Se a literatura fosse rock n` roll, Virginie Despentes era bem capaz de ser a maior estrela europeia actual, disputando com a argentina Mariana Enriquez o Grammy para melhor álbum alternativo. Autora da trilogia Vernon Subutex – que já lemos e à qual iremos dedicar um texto a preceito –, Despentes assina em “Caro Idiota” (Elsinore, 2023) uma elegia à sociedade contemporânea, espartilhada pela cultura woke, a política do cancelamento e, diga-se, uma tremenda idiotice – que chega sob várias formas.
O livro é contado a três vozes, entre cartas, mails e publicações de Instagram, numa conversa tensa e em crescendo onde, aos poucos, se vêem espremidos medos e neuroses, numa catártica e exposta introspecção que resulta do acto da escrita.
O idiota de serviço dá pelo nome de Oscar, um escritor que se vê no centro de (mais) um escândalo MeToo quando Zoé Katana, sua antiga assistente, regressa para um ajuste de contas público. A outra personagem deste triângulo pouco amoroso é Rebecca, uma actriz de cinquenta anos que, apesar de se manter no ponto da atracção, começa a sentir mais do que nunca a discriminação da indústria cinematográfica.
Em queda livre, Oscar decide publicar no seu Insta um texto onde, após elogiar a metamorfose artística de Rebecca enquanto “mulher perigosa, ora venenosa, vulnerável, comovente ou heróica”, por quem se apaixonou umas quantas vezes e entrou em muitos dos seus sonhos húmidos, a descreve como “pesadona, descuidada, a pele ascorosa, uma personagem de mulher suja, estrepitante”. Rebecca devolve-lhe uma carta curta e grossa, desejando “que os teus filhos morram esborrachados debaixo de um camião e que os vejas a agonizar sem poderes fazer nada” – e outras imagens gráficas bem piores. Depois desta troca de mimos seria de pensar que a coisa ficaria por ali, mas uma amizade improvável – ou perto disso – irá nascer entre ambos, confidentes acidentais numa revisitação ao passado e num questionamento sobre o tempo presente. Uma amizade que encontra um ponto comum na relação de ambos com as drogas, ainda que com motivações bem diferentes: Oscar droga-se por inabilidade social, Rebecca para fugir ao tédio.

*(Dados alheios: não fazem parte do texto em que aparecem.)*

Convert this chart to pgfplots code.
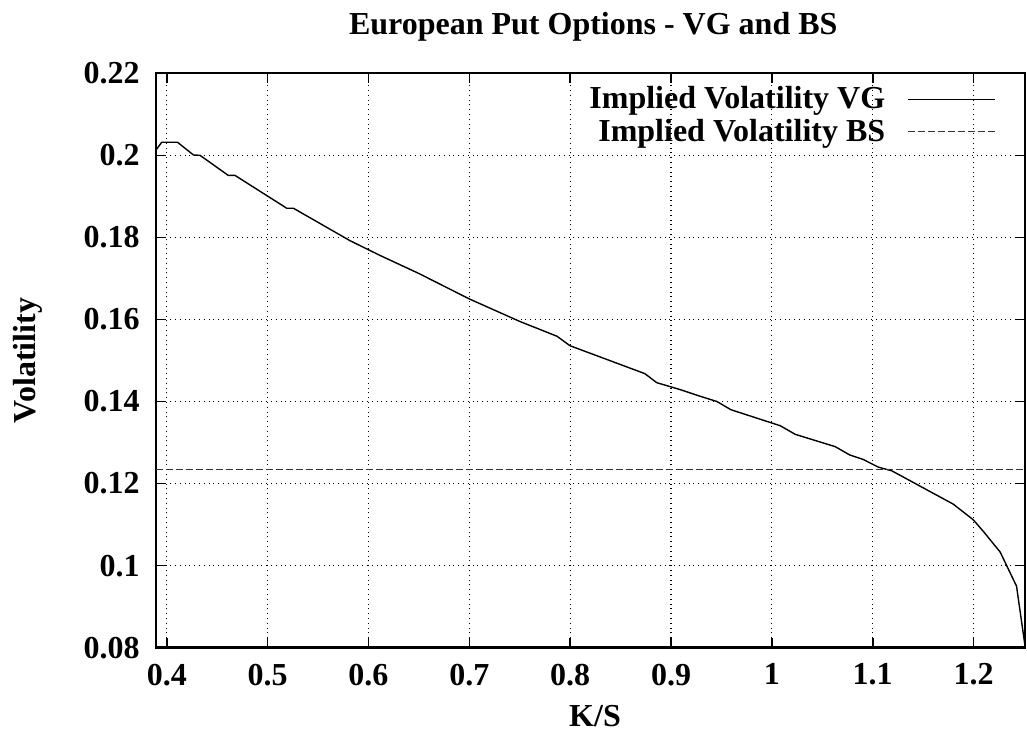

Quanto a Zoé, apesar das muitas ameaças que vai recebendo, vê a Internet como o seu espaço de (des)conforto e demolição: “É aqui que contamino, que respondo, que represento, que encontro”. É ela que, na “Crónica da Minha Mão nas Tuas Fuças”, dá o peito às balas, encontrando resistência de ambos os lados da barricada que levantou: “Não são só os homens que me dizem que me cale. As mulheres também”. Ao mesmo tempo, vai encontrando o conforto junto de feministas lésbicas radicais, que dizem que “a pila não é para chupar, é para seccionar”.
Ao mesmo tempo que Oscar vai escrutinando a sua vida navegando pelo território da auto-censura, quase chorando enquanto vai dizendo “sinceramente, não sabíamos que estavam furiosas”, Rebecca – ou Virginie Despentes – trata de desacreditá-lo, para que o leitor não ceda à tentação do mimo e se mantenha do lado certo, fazendo o devido manguito ao patriarcado: “Não sacralizo a palavra vítima. Evidentemente, às vezes as mulheres mentem. Seja porque não têm qualquer escrúpulo, sejam porque pensam que é legítimo. Mas a percentagem de mentirosas inveteradas continua a ser ínfima entre as vítimas, enquanto a percentagem de violadores entre a população masculina deveria alertar-vos para o declínio das vossas sexualidades. E, apesar de tudo, vejo-vos muito mais escandalizados com a ideia da possibilidade de uma acusação injustificada do que ficam por saber que há violadores entre os vossos amigos. A partir daí, como dizer… Mesmo pondo nisso uma grande dose de mansidão, é difícil termos pena de vocês”.
Atravessando o período do confinamento, “Caro Idiota” é um livro feminista indie – “A feminilidade é uma prisão e apanhámos perpétua” – que se recusa a acreditar num mundo pintado a preto e branco. Se, por um lado, se trata de um grito colectivo, certeiro e enraivecido contra uma sociedade patriarcal em queda – espera-se -, um dedo do meio à impunidade e ao domínio masculino sobre a mulher, é também um lugar de reparação, que toca nas zonas cinzentas do que é ser humano, pintando-nos como seres falhados em busca de um (eterno) recomeço. Fabuleux.